Homily for May 3rd, 2017: 1 Cor. 15:1-8.
“Last of all, he
was seen by me, as one born out of due time,” Paul writes at the end of today’s
first reading for feast of the Apostles Philip and James. To have personally
seen the risen Lord was one of the original qualifications for the office of
apostle. In just eleven days, on the feast of the apostle Matthias, chosen to
replace the traitor Judas, we will hear Peter saying that the one chosen to
fill out the number of twelve apostles must be “one of those who was of our
company when the Lord Jesus moved among us, from the baptism of John until the
day he was taken up from us.” Only such a person, Peter said, was qualified to
be a “witness with us to the resurrection” (cf. Acts 1:21f).
The eleven
remaining apostles chose two men who fitted the requirements stated by Peter.
By casting lots between them, they left the choice of the substitute apostle to
God. They did everything correctly. Yet God seems to have had other plans. For
after the day of his naming as an apostle, Matthias disappears into obscurity,
and we hear nothing more of him.
The man about
whom we hear a great deal is the zealous defender of his Jewish faith, Saul,
given the name Paul in baptism following his dramatic conversion to faith in
Jesus Christ in the encounter with him outside Damascus .

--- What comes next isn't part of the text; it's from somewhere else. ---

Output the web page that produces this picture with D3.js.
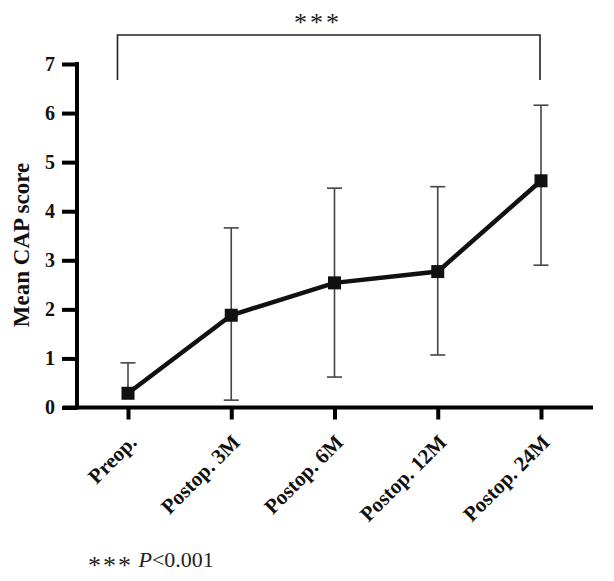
<!DOCTYPE html>
<html>
<head>
<meta charset="utf-8">
<script src="https://cdn.jsdelivr.net/npm/d3@7"></script>
<style>
  body { margin: 0; background: #fff; }
  text { font-family: "Liberation Serif", "DejaVu Serif", serif; }
</style>
</head>
<body>
<svg id="chart"></svg>
<script>
var categories = ['Preop.', 'Postop. 3M', 'Postop. 6M', 'Postop. 12M', 'Postop. 24M'];
var means = [0.29, 1.88, 2.54, 2.77, 4.62];
var upper = [0.91, 3.66, 4.47, 4.5, 6.16];
var lower = [null, 0.15, 0.62, 1.07, 2.9];
var yTicks = [0, 1, 2, 3, 4, 5, 6, 7];

var svg = d3.select('#chart').attr('width', 614).attr('height', 581);

var margin = { top: 64, left: 77 },
  height = 343.5;

var g = svg.append('g')
  .attr('transform', 'translate(' + margin.left + ',' + margin.top + ')');

var x = d3.scalePoint()
  .domain(categories)
  .range([51, 464]);

var y = d3.scaleLinear()
  .domain([0, 7])
  .range([height, 0]);

// y axis
var yAxis = g.append('g')
  .call(d3.axisLeft(y).tickValues(yTicks).tickFormat(d3.format('d')).tickSize(15).tickPadding(7));
yAxis.select('.domain').attr('stroke-width', 4).attr('d', 'M0,' + (height + 2) + 'V-2');
yAxis.selectAll('.tick line').attr('stroke-width', 4);
yAxis.selectAll('.tick text')
  .style('font-size', '20px').style('font-weight', 'bold').attr('fill', '#111');

// x axis
var xAxis = g.append('g')
  .attr('transform', 'translate(0,' + height + ')')
  .call(d3.axisBottom(x).tickSize(12).tickFormat(''));
xAxis.select('.domain').attr('stroke-width', 4).attr('d', 'M-14,0H516');
xAxis.selectAll('.tick line').attr('stroke-width', 4);

g.append('g').selectAll('text')
  .data(categories).enter()
  .append('text')
  .attr('transform', function(d) {
    return 'translate(' + (x(d) + 10) + ',' + (height + 36) + ') rotate(-45)';
  })
  .attr('text-anchor', 'end')
  .style('font-size', '21px')
  .style('font-weight', 'bold')
  .attr('fill', '#111')
  .text(function(d) { return d; });

// y label
svg.append('text')
  .attr('transform', 'translate(29,245) rotate(-90)')
  .attr('text-anchor', 'middle')
  .style('font-size', '23px')
  .style('font-weight', 'bold')
  .attr('fill', '#111')
  .text('Mean CAP score');

// error bars
var bars = g.append('g').selectAll('g')
  .data(categories).enter()
  .append('g');

bars.append('line')
  .attr('x1', function(d) { return x(d); })
  .attr('x2', function(d) { return x(d); })
  .attr('y1', function(d, i) { return y(upper[i]); })
  .attr('y2', function(d, i) { return y(lower[i] === null ? means[i] : lower[i]); })
  .attr('stroke', '#444')
  .attr('stroke-width', 1.6);

bars.append('line')
  .attr('x1', function(d) { return x(d) - 7.5; })
  .attr('x2', function(d) { return x(d) + 7.5; })
  .attr('y1', function(d, i) { return y(upper[i]); })
  .attr('y2', function(d, i) { return y(upper[i]); })
  .attr('stroke', '#444')
  .attr('stroke-width', 1.6);

bars.filter(function(d, i) { return lower[i] !== null; })
  .append('line')
  .attr('x1', function(d) { return x(d) - 7.5; })
  .attr('x2', function(d) { return x(d) + 7.5; })
  .attr('y1', function(d) { return y(lower[categories.indexOf(d)]); })
  .attr('y2', function(d) { return y(lower[categories.indexOf(d)]); })
  .attr('stroke', '#444')
  .attr('stroke-width', 1.6);

// mean line
var line = d3.line()
  .x(function(d, i) { return x(categories[i]); })
  .y(function(d) { return y(d); });

g.append('path')
  .datum(means)
  .attr('d', line)
  .attr('fill', 'none')
  .attr('stroke', '#111')
  .attr('stroke-width', 4.5);

g.append('g').selectAll('rect')
  .data(means).enter()
  .append('rect')
  .attr('x', function(d, i) { return x(categories[i]) - 6.5; })
  .attr('y', function(d) { return y(d) - 6.5; })
  .attr('width', 13)
  .attr('height', 13)
  .attr('fill', '#111');

// significance bracket
svg.append('path')
  .attr('d', 'M117.5,80V35H540V80')
  .attr('fill', 'none')
  .attr('stroke', '#222')
  .attr('stroke-width', 1.6);

svg.append('text')
  .attr('x', 318)
  .attr('y', 31)
  .attr('text-anchor', 'middle')
  .style('font-size', '26px')
  .style('letter-spacing', '3px')
  .attr('fill', '#222')
  .text('***');

// footnote
var note = svg.append('text')
  .attr('x', 88)
  .attr('y', 567)
  .style('font-size', '22px')
  .attr('fill', '#222');
note.append('tspan').attr('dy', 7).style('font-size', '26px').style('letter-spacing', '2px').text('***');
note.append('tspan').attr('dy', -7).style('font-style', 'italic').text(' P');
note.append('tspan').text('<0.001');
</script>
</body>
</html>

From that day on Paul insisted that
on that day he had seen the risen Lord. For after listing
the other resurrection appearances – the one to “five hundred brothers at
once,” and to the apostle James, known to us only from this passage – Paul says:
“Last of all he was seen by me, as one born out of the normal course.” This
qualified him, Paul always insisted, to be a “witness to the risen Lord,” and
as such an apostle.
Paul’s story is fascinating – another
example of God disclosing himself, as he does over and again in Holy Scripture,
as the God of surprises -- indeed the God of the humanly impossible.